そうすると「この人の言ったことだから価値があると思いシェアする」という発想は、それほどおかしなことではない。この発想から似た価値観を持つ者同士が寄り集まって「世間」という共同体が生まれる。

似た価値観を持っているから、外から見ていくら有用性がないと言っても、その共同体の中では、とても重要な情報だからシェアされ続ける。

 

ある自治体の「5月3日に地域の伝統祭りがあります」という情報は、それだけだとそこに住んでいない人間には有用性がない。でもその情報がシェアされ続けて、ネット上に広がり、興味を持ち、そこに行きたい見てみたいという人が増えれば、来年は何月何日に開かれるのかという情報は、多くの人にとって有用な情報になる。

 

自分もネットは、交流や意見交換も楽しいけれど、メインは情報発信や自分にとって有用な情報検索の場だと思っている。

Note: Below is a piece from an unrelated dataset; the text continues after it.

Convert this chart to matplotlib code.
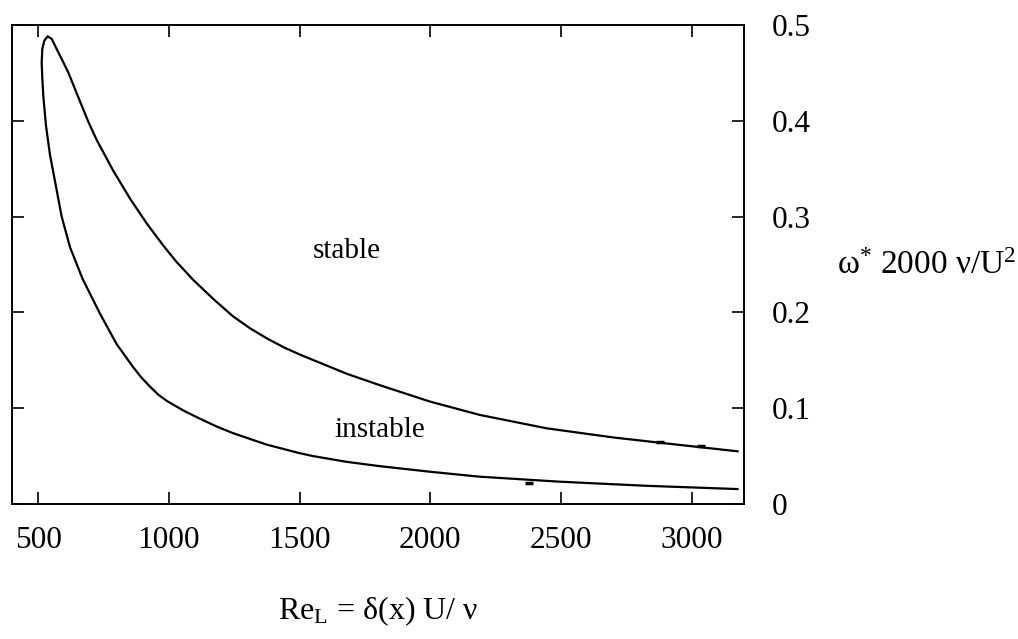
import matplotlib
matplotlib.use("Agg")
import matplotlib.pyplot as plt

plt.rcParams['font.family'] = 'Liberation Serif'
plt.rcParams['mathtext.fontset'] = 'custom'
plt.rcParams['mathtext.rm'] = 'Liberation Serif'
plt.rcParams['mathtext.it'] = 'Liberation Serif:italic'

# neutral stability curve, lower branch (from high Re back to the nose)
re_lower = [3175, 2826, 2495, 2189, 1998, 1807, 1680, 1552, 1501, 1374, 1245,
            1182, 1119, 1056, 993, 960, 928, 895, 863, 800, 736, 670, 622, 590,
            545, 530, 520, 516, 513.5, 516, 523.5, 536.5]
om_lower = [0.0156, 0.019, 0.0233, 0.0285, 0.0337, 0.0395, 0.044, 0.050, 0.053,
            0.062, 0.074, 0.081, 0.089, 0.0975, 0.1075, 0.114, 0.1225, 0.132,
            0.143, 0.167, 0.199, 0.235, 0.268, 0.300, 0.365, 0.395, 0.425,
            0.444, 0.461, 0.475, 0.4836, 0.4882]

# upper branch (from the nose out to high Re)
re_upper = [552, 577, 615, 653.5, 692, 724, 787, 851, 915, 978, 1030, 1093,
            1170, 1245, 1310, 1374, 1440, 1501, 1680, 1807, 1998, 2189, 2445,
            2699, 2877, 3175]
om_upper = [0.4854, 0.4716, 0.4507, 0.4247, 0.399, 0.380, 0.348, 0.319, 0.293,
            0.270, 0.2525, 0.234, 0.214, 0.196, 0.1835, 0.173, 0.1635, 0.156,
            0.136, 0.124, 0.107, 0.093, 0.079, 0.0695, 0.064, 0.055]

# small blots on the curves
re_blots = [2877, 3037, 2378]
om_blots = [0.0645, 0.0604, 0.0215]

x_ticks = [500, 1000, 1500, 2000, 2500, 3000]
y_ticks = [0, 0.1, 0.2, 0.3, 0.4, 0.5]

fig = plt.figure(figsize=(10.18, 6.39), dpi=100)
ax = fig.add_axes([12 / 1018, 135 / 639, 732 / 1018, 479 / 639])

ax.plot(re_lower + re_upper, om_lower + om_upper, color='black', lw=1.6,
        solid_joinstyle='round')
ax.plot(re_blots, om_blots, ls='none', marker='_', ms=6, mew=2.5, color='black')

ax.text(1681, 0.257, 'stable', ha='center', va='baseline', fontsize=21)
ax.text(1807, 0.070, 'instable', ha='center', va='baseline', fontsize=21)

ax.set_xlim(400, 3200)
ax.set_ylim(0, 0.5)
ax.set_xticks(x_ticks)
ax.set_xticklabels([str(v) for v in x_ticks])
ax.set_yticks(y_ticks)
ax.set_yticklabels(['0', '0.1', '0.2', '0.3', '0.4', '0.5'])

ax.tick_params(direction='in', length=8.6, width=1.2, labelsize=22.5,
               top=True, bottom=True, left=True, right=True,
               labelleft=False, labelright=True)
ax.tick_params(axis='x', pad=16)
ax.tick_params(axis='y', pad=20)
for s in ax.spines.values():
    s.set_linewidth(1.4)

ax.set_xlabel(r'Re$_{\mathrm{L}}$ = δ(x) U/ ν', fontsize=23)
ax.xaxis.set_label_coords(0.5, -0.223)
ax.xaxis.label.set_va('center')
ax.set_ylabel(r'ω$^{*}$ 2000 ν/U$^{2}$', fontsize=24, rotation=0,
              ha='center', va='center')
ax.yaxis.set_label_coords(1.25, 0.497)

fig.savefig('out.png', dpi=100)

でもそういう発想はもう古くて、似た価値観の人同士でつながってそこに価値を生み出す、という発想でネットを使っている人が主流になりつつある。将来的には完全にそうなるんじゃないだろうか。

 

「返報性の法則」にも、「ネットが世間になった」ことが色濃く表れているように思う。

自分はこういう交流を楽しめる人と、苦痛な人がいると思っていて、こういうことが苦もなくできることは才能なのだと思っている。

続けるうちに義務のように思えてきて苦痛を感じる人は、「似た価値観を持つ共同体の中で、その価値観を共有しシェアする」ということにたぶん向いていないんじゃないかな、と思う。

 

掛け値なしの本音を言えば、これからの時代の価値観を牽引するのは、この才能が優れている人だと思っている。

自分もそれが手放しで「いいことだ」とは思っていないけれど、いいか悪いかは別にして、そういう時代になりつつあると思っている。

 

自分は独自の価値観が非常に強い人間なので、人と価値観を共有したりシェアするということには、絶望的に向いていない。それだと社会でやっていけないので、その部分は切離してネットに押し込めた。

自分の知っているネットは、そういう人間の吹きだまりだったけれど、ネットも価値観を共有することが重視される「世間」になったということは、いよいよ生息地がなくなってきた。

そんな自分は、これからの時代の真の意味での負け組だと思う。

 

楽観的すぎるかもしれないけれど、こんな情報が雑多で「価値は作られるものなのかもしれない時代」にあっても、価値のあるものは必ず表舞台に押し出されると思っている。

価値観を人と共有しづらい自分は、例えそれが不完全でも、自分の価値観で情報や物事の価値を図るしかない。宝物探しのようにそういうものを探して「これはいいよ」「これにはこう思う」と言い続けていくしかないかな。ないかなというか、それしかできないし。

「世間」では何の価値もない、負け組の遠吠えかもしれないけれど。